# Problem:
Pictures are not part of the copy. Retype the lines from the first one through the line that contains "e_p100 = [0.0, 0.6, 0.8, 1.3]".

# Dataset excerpt:
● ● ●
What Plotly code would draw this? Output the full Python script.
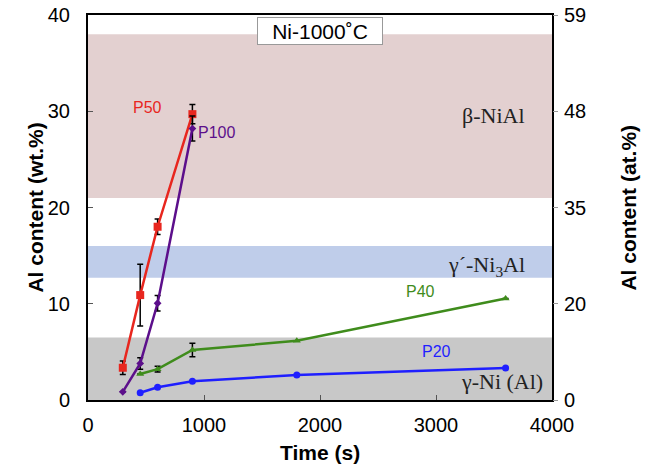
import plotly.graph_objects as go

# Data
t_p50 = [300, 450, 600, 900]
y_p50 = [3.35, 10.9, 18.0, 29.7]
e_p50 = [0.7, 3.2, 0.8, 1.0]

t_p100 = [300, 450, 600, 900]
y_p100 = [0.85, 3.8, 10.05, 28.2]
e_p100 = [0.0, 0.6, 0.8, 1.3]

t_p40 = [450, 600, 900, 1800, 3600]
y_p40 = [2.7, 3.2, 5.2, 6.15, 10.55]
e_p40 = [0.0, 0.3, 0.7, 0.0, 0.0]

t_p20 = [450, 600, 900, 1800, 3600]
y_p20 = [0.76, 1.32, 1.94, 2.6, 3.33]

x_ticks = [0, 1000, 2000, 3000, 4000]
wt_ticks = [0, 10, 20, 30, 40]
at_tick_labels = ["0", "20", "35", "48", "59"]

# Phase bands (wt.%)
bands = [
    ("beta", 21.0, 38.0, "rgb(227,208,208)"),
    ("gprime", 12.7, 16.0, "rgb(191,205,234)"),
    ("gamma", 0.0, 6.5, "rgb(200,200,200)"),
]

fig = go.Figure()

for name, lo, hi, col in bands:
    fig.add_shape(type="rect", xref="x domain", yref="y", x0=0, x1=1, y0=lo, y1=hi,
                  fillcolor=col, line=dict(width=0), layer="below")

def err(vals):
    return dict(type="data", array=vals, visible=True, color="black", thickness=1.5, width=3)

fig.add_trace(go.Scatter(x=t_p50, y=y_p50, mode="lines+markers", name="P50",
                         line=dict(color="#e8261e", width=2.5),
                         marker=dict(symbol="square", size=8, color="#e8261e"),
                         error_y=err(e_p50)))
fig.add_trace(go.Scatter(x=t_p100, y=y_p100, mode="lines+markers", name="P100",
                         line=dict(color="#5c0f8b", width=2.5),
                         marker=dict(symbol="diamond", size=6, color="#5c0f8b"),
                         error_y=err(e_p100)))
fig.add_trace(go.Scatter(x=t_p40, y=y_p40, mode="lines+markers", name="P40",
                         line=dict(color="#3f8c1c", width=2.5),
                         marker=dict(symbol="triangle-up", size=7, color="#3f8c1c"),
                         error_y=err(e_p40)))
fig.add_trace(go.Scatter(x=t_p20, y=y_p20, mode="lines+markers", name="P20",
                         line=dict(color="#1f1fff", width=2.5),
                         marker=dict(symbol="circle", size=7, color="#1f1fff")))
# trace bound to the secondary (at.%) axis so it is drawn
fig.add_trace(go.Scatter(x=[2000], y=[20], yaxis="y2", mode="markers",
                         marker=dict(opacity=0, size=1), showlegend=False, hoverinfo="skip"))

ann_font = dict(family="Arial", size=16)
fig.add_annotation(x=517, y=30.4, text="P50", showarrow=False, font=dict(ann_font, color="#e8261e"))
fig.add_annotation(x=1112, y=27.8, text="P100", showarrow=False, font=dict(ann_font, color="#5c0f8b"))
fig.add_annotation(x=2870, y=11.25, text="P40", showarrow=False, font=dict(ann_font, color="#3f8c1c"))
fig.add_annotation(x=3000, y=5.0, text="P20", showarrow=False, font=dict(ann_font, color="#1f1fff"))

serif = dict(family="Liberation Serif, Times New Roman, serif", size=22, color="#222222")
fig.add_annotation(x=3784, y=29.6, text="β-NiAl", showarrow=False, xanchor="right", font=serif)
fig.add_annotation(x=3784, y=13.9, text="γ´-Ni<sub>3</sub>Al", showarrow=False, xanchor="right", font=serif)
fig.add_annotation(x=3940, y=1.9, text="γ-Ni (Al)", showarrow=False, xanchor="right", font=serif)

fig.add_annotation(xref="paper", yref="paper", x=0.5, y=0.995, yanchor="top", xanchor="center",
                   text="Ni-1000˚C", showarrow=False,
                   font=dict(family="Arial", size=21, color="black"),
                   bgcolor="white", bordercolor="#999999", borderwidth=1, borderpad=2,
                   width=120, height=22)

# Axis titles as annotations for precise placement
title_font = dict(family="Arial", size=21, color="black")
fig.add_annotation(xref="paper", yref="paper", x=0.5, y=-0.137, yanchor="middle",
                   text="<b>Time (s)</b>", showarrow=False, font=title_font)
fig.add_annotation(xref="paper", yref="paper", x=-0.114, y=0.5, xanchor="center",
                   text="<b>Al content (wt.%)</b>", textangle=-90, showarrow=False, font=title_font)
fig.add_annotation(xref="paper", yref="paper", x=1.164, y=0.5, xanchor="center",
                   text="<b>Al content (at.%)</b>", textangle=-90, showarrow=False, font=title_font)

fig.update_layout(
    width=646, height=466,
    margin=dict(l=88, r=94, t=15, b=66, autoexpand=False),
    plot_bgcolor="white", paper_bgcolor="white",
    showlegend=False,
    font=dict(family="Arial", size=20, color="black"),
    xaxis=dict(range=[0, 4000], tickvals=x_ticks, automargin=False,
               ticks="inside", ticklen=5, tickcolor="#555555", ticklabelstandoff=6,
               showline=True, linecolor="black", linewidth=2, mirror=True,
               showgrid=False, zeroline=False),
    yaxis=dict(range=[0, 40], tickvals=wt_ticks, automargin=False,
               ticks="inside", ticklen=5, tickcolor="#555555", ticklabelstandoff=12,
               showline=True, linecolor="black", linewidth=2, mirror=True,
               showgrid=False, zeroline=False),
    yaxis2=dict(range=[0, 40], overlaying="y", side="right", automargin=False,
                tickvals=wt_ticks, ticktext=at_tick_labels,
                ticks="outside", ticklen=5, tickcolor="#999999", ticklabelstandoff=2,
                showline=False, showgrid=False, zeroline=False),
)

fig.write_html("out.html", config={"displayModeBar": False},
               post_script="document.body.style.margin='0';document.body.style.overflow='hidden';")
● ● ●
# Reply:
What Plotly code would draw this? Output the full Python script.
import plotly.graph_objects as go

# Data
t_p50 = [300, 450, 600, 900]
y_p50 = [3.35, 10.9, 18.0, 29.7]
e_p50 = [0.7, 3.2, 0.8, 1.0]

t_p100 = [300, 450, 600, 900]
y_p100 = [0.85, 3.8, 10.05, 28.2]
e_p100 = [0.0, 0.6, 0.8, 1.3]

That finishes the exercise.